The MGA With An Attitude

ET-102 explains the SLOW BLOW FUSES used in the MGA and why you should not use "standard" fuses. -- Strictly speaking, these are not (technically) slow blow fuses. See the finer details at bottom of page.

At 06:49 AM 5/15/02 -0700, Scott Willis wrote:
>"I broke a 35 amp fuse in my MGA box. It's shorter than all other fuses I have. Is that an odd size that I have to order from Moss etc. or should it be avail at auto zone?"
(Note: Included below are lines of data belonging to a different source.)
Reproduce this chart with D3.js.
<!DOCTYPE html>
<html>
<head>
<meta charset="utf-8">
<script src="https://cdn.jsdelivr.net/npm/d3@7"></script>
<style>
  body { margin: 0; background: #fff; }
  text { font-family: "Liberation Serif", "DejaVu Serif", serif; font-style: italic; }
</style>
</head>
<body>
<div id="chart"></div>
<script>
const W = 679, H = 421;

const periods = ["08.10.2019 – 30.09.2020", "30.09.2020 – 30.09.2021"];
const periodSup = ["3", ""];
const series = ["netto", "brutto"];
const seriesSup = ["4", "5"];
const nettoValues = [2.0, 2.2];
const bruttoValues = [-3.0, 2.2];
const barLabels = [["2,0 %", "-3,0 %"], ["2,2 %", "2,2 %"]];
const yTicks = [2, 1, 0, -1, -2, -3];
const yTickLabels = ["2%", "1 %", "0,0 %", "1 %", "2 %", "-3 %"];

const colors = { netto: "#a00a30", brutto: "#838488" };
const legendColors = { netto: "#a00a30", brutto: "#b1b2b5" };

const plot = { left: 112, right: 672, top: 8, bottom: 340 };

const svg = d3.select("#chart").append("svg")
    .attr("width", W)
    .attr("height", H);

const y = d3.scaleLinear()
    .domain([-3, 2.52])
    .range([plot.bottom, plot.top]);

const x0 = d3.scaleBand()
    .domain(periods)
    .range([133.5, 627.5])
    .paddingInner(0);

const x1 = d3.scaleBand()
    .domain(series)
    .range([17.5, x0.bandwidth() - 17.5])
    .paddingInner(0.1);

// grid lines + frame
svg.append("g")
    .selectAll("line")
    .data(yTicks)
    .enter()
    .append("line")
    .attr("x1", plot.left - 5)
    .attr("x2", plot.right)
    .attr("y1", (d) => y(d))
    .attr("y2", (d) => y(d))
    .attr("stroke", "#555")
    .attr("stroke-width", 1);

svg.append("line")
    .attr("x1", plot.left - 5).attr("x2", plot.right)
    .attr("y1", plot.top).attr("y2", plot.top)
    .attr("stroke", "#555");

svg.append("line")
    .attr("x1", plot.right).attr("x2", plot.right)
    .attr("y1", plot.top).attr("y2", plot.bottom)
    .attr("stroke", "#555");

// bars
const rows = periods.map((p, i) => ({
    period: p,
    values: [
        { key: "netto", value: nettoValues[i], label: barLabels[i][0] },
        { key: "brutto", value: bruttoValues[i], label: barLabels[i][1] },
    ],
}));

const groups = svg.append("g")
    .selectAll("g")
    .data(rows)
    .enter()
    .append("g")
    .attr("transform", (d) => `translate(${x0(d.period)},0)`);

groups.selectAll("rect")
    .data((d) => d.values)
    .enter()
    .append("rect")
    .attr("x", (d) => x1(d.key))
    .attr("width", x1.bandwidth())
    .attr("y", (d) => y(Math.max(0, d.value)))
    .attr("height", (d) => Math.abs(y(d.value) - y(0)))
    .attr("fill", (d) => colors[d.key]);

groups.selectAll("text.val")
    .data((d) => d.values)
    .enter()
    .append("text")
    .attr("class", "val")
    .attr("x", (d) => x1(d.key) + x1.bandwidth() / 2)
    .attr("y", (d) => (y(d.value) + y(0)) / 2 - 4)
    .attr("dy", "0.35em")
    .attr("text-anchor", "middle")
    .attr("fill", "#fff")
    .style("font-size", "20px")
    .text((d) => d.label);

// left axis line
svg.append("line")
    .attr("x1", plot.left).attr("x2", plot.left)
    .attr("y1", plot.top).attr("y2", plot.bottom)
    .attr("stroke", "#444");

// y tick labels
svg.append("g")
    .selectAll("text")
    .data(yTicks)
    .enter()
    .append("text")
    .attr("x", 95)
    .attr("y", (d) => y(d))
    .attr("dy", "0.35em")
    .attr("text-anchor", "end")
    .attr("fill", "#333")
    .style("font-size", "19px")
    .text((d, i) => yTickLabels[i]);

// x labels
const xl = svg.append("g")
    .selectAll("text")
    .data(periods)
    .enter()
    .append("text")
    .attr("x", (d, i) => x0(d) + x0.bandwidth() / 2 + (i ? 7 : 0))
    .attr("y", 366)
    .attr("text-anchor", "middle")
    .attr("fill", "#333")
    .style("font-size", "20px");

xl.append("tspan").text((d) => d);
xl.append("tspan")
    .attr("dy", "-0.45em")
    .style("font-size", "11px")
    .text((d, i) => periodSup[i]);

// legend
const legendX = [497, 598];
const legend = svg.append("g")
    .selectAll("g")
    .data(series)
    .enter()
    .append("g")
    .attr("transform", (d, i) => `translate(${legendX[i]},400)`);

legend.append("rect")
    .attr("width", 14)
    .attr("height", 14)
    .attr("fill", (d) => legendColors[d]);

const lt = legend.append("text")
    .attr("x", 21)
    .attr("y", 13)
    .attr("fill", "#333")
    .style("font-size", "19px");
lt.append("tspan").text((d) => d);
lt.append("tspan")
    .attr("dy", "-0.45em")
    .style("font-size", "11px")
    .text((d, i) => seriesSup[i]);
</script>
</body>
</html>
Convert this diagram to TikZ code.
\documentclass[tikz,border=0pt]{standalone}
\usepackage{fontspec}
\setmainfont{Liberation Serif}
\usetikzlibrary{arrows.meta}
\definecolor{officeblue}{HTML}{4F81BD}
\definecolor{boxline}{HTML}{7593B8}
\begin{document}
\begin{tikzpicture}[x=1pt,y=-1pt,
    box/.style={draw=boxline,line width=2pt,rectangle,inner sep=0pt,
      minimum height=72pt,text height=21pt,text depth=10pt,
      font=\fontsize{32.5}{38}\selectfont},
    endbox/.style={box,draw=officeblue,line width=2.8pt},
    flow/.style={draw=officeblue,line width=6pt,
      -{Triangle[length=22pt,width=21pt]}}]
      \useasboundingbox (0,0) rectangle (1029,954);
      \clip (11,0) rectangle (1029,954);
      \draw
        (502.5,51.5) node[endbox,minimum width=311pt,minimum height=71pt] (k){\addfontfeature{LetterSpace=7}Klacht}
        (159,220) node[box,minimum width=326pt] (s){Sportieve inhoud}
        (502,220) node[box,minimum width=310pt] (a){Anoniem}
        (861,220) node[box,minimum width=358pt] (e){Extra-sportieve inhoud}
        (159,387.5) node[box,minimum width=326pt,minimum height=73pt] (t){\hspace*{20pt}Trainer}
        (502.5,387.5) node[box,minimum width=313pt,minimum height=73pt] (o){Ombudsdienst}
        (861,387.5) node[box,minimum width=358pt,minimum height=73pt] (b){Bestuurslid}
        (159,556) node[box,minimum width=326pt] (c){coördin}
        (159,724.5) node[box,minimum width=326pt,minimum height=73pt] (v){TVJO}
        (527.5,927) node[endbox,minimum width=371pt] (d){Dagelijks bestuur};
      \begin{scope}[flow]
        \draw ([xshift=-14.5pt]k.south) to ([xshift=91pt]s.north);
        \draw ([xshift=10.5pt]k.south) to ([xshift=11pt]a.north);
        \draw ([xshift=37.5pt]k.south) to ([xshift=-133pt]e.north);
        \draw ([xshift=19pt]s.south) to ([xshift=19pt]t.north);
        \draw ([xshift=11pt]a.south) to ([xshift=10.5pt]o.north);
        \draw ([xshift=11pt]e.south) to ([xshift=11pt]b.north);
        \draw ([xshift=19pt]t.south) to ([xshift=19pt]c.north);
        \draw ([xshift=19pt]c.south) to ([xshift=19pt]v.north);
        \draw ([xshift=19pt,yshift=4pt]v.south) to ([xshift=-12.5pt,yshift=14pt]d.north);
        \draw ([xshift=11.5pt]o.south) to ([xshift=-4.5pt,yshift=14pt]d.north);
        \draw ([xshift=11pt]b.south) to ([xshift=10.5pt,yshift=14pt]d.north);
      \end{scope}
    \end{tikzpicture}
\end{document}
Lucas slow blow fuses DO NOT USE A STANDARD 35 AMP FUSE. It is not an odd size, but it is an odd type of fuse. It is actually a 17/35 amp slow blow fuse that will carry 17 amps indefinitely but will blow immediately at 35 amps. If you install a regular 35 amp fuse you run the risk of frying your wiring harness. This "special" fuse may carry 20 amps for a minute or so before it blows. The more current it sees the quicker it will blow, but it may even carry a 30 amp spike for a couple of seconds without blowing.
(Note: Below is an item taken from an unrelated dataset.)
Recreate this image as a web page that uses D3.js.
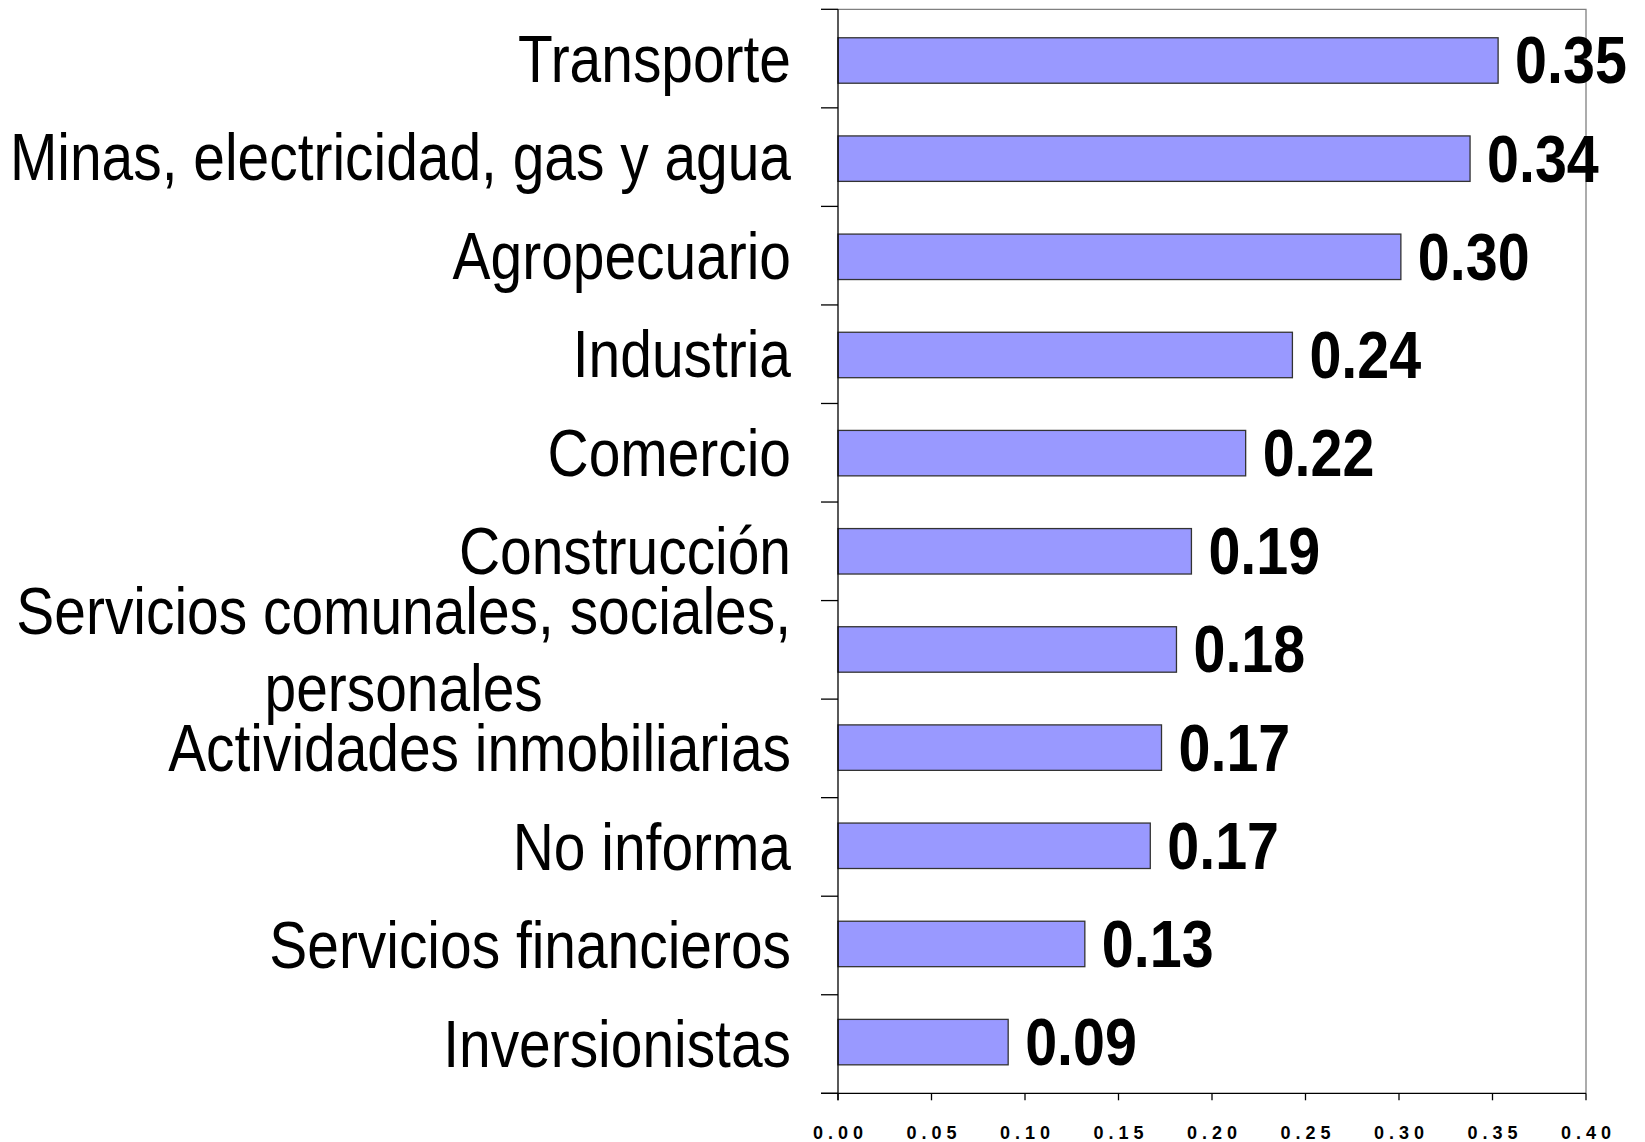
<!DOCTYPE html>
<html>
<head>
<meta charset="utf-8">
<script src="https://cdn.jsdelivr.net/npm/d3@7"></script>
<style>
  html, body { margin: 0; padding: 0; background: #fff; }
  svg { display: block; }
  .cat { font-family: "Liberation Sans", Arial, sans-serif; font-size: 66px; fill: #000; }
  .val { font-family: "Liberation Sans", Arial, sans-serif; font-size: 66px; font-weight: bold; fill: #000; }
  .tick-label { font-family: "Liberation Sans", Arial, sans-serif; font-size: 18px; font-weight: bold; letter-spacing: 5px; fill: #000; }
</style>
</head>
<body>
<svg id="vis" width="1645" height="1142"></svg>
<script>
const sectors = [
  ['Transporte'],
  ['Minas, electricidad, gas y agua'],
  ['Agropecuario'],
  ['Industria'],
  ['Comercio'],
  ['Construcción'],
  ['Servicios comunales, sociales,', 'personales'],
  ['Actividades inmobiliarias'],
  ['No informa'],
  ['Servicios financieros'],
  ['Inversionistas']
];
const values = [0.353, 0.338, 0.301, 0.243, 0.218, 0.189, 0.181, 0.173, 0.167, 0.132, 0.091];
const xTicks = [0, 0.05, 0.10, 0.15, 0.20, 0.25, 0.30, 0.35, 0.40];

const svg = d3.select('#vis');
const plotLeft = 838, plotRight = 1586, plotTop = 9.3, plotBottom = 1093.3;
const catNarrow = 0.862, valNarrow = 0.87; // narrow-font look from Liberation Sans

const x = d3.scaleLinear().domain([0, 0.4]).range([plotLeft, plotRight]);
const y = d3.scaleBand().domain(d3.range(sectors.length)).range([plotTop, plotBottom])
  .paddingInner(0.537).paddingOuter(0.29);

// plot frame (top and right, grey)
svg.append('path')
  .attr('d', `M${plotLeft},${plotTop}H${plotRight}V${plotBottom}`)
  .attr('fill', 'none').attr('stroke', '#808080').attr('stroke-width', 1.3);

// bars
svg.selectAll('rect.bar').data(values).enter()
  .append('rect').classed('bar', true)
  .attr('x', x(0))
  .attr('y', (d, i) => y(i))
  .attr('width', d => x(d) - x(0))
  .attr('height', y.bandwidth())
  .attr('fill', '#9999FF')
  .attr('stroke', '#333')
  .attr('stroke-width', 1.3);

// value labels
svg.selectAll('text.val').data(values).enter()
  .append('text').classed('val', true)
  .attr('transform', (d, i) => `translate(${x(d) + 17},${y(i) + y.bandwidth() / 2 + 23}) scale(${valNarrow},1)`)
  .text(d => d.toFixed(2));

// category axis
const step = (plotBottom - plotTop) / sectors.length;
const bounds = d3.range(sectors.length + 1).map(i => plotTop + i * step);
svg.selectAll('line.ytick').data(bounds).enter()
  .append('line').classed('ytick', true)
  .attr('x1', plotLeft - 17).attr('x2', plotLeft)
  .attr('y1', d => d).attr('y2', d => d)
  .attr('stroke', '#000').attr('stroke-width', 1.3);
svg.append('line')
  .attr('x1', plotLeft).attr('x2', plotLeft).attr('y1', plotTop).attr('y2', plotBottom + 7)
  .attr('stroke', '#000').attr('stroke-width', 1.3);

const labelRight = 791;
sectors.forEach((lines, i) => {
  const cy = plotTop + (i + 0.5) * step;
  const lh = 77;
  const t = svg.append('text').classed('cat', true);
  if (lines.length === 1) {
    t.attr('text-anchor', 'end')
      .attr('transform', `translate(${labelRight},${cy + 23}) scale(${catNarrow},1)`)
      .text(lines[0]);
  } else {
    t.attr('text-anchor', 'middle');
    lines.forEach((l, j) => {
      t.append('tspan').attr('x', 0).attr('y', -lh / 2 + j * lh).text(l);
    });
    const w = d3.max(t.selectAll('tspan').nodes(), n => n.getComputedTextLength()) * catNarrow;
    t.attr('transform', `translate(${labelRight - w / 2},${cy + 23}) scale(${catNarrow},1)`);
  }
});

// value axis
const xAxis = svg.append('g');
xAxis.append('line')
  .attr('x1', plotLeft - 17).attr('x2', plotRight).attr('y1', plotBottom).attr('y2', plotBottom)
  .attr('stroke', '#000').attr('stroke-width', 1.3);
xAxis.selectAll('line.xtick').data(xTicks).enter()
  .append('line').classed('xtick', true)
  .attr('x1', d => x(d)).attr('x2', d => x(d))
  .attr('y1', plotBottom).attr('y2', plotBottom + 7)
  .attr('stroke', '#000').attr('stroke-width', 1.3);
xAxis.selectAll('text.tick-label').data(xTicks).enter()
  .append('text').classed('tick-label', true)
  .attr('x', d => x(d) + 2.5)
  .attr('y', 1139)
  .attr('text-anchor', 'middle')
  .text(d => d.toFixed(2));
</script>
</body>
</html>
The reason for using the slow blow type of fuse is because the wiring size is relatively small compared to the current load it is expected to carry. The MGA only has two fuses, and one of those (the 25/50 fuse) is dedicated just to the horn. Everything else in the car that _IS_ fused (not everything mind you) runs through the 17/35 fuse, and some of the wiring is only 18 gauge. If you had a short in a tail light fixture you could draw perhaps 30 amps continuously and never blow the 35 amp regular type fuse. Even though you have a dead short the current may never go higher, because of the resistance of the long length of small gauge wire. Drawing 30 amps continuously on the (small) 18 gauge wire will likely make the wire so hot as to melt down the insulation. The 17 amp slow blow fuse takes care of this condition.

Addendum, 12 Oct 2016:
Since a few people are being a bit picky, these Lucas fuses are not technically slow blow fuses. They are rated differently from the American standard fuses. The American rated 20-amp fuse will bow instantly at 20-amps. Also fuses have a rather wide tolerance in actual failure current of maybe +/-20%. So the 20-amp fuse is intended to carry only 10 to 15-amps continuously, or 10-amps running with 15-amp surge on start-up.

The Lucas fuse (and most European standards) are "dual rated", such that the 17/35 fuse is intended to carry 17-amps continuously and will blow instantly at 35-amps. Problem is, in between the two numbers the actual blow time is somewhat unpredictable. The theoretical blow time can be charted on a graph of current vs. time, and it may look very convincing, but the tolerance involved allows the curve to vary +/-20%, so the actual blow time at the elevated current level can be variable. But the point is that in this elevated current range (above continuous rating but below instant blow rating) there will be some time delay before it blows. This allows for a slight overload short term, or a higher spike current (less than 100% excess) for a brief instant without blowing the fuse. This is why the Lucas fuses are commonly referred to as slow bow fuses.

By appearance, a fast blow (normal) fuse is almost always a straight wire inside, while slow blow fuses will usually be something different than the straight wire. If a straight wire fuse is not specifically marked as fast of slow blow, there is no way to know what type it is without the manufacturer's spec sheet in hand.

Slow blow fuses The real slow bow fuse can be a variety of different designs depending on the intended timing characteristics. It may have a small coiled resistance wire (spring) attached to a thermal mass which in turn has a low melting temperature. With elevated current the coil wire heats the thermal mass for some time until the thermal mass will eventually melt, at which time the spring pulls the conductor apart to kill the current.

Or there maybe a thin wire coiled around an insulating carrier. This wire may carry an excess current for some time while it is heating up, and if the excess does not last too long it may cool down to begin the process anew. If the excess current persists, the wire can heat up enough for adjacent coils to heat each other so the cumulative effect is a blown wire once it gets hot enough (therefore the time delay). Given a higher spike of current the thin wire can blow instantly.

Slow blow fuses Another slow blow fuse is the "M" type (named for the inventor). This has a small blob of dissimilar metal "soldered" onto the fuse wire. As the "blob" heats up and melts it diffuses (blends or alloys) with the main wire to change composition and melting temperature of the wire, at which time the wire melts and breaks the circuit. This action provides a time delay function at slightly excess current, while the main wire will blow instantly at significantly higher excess current.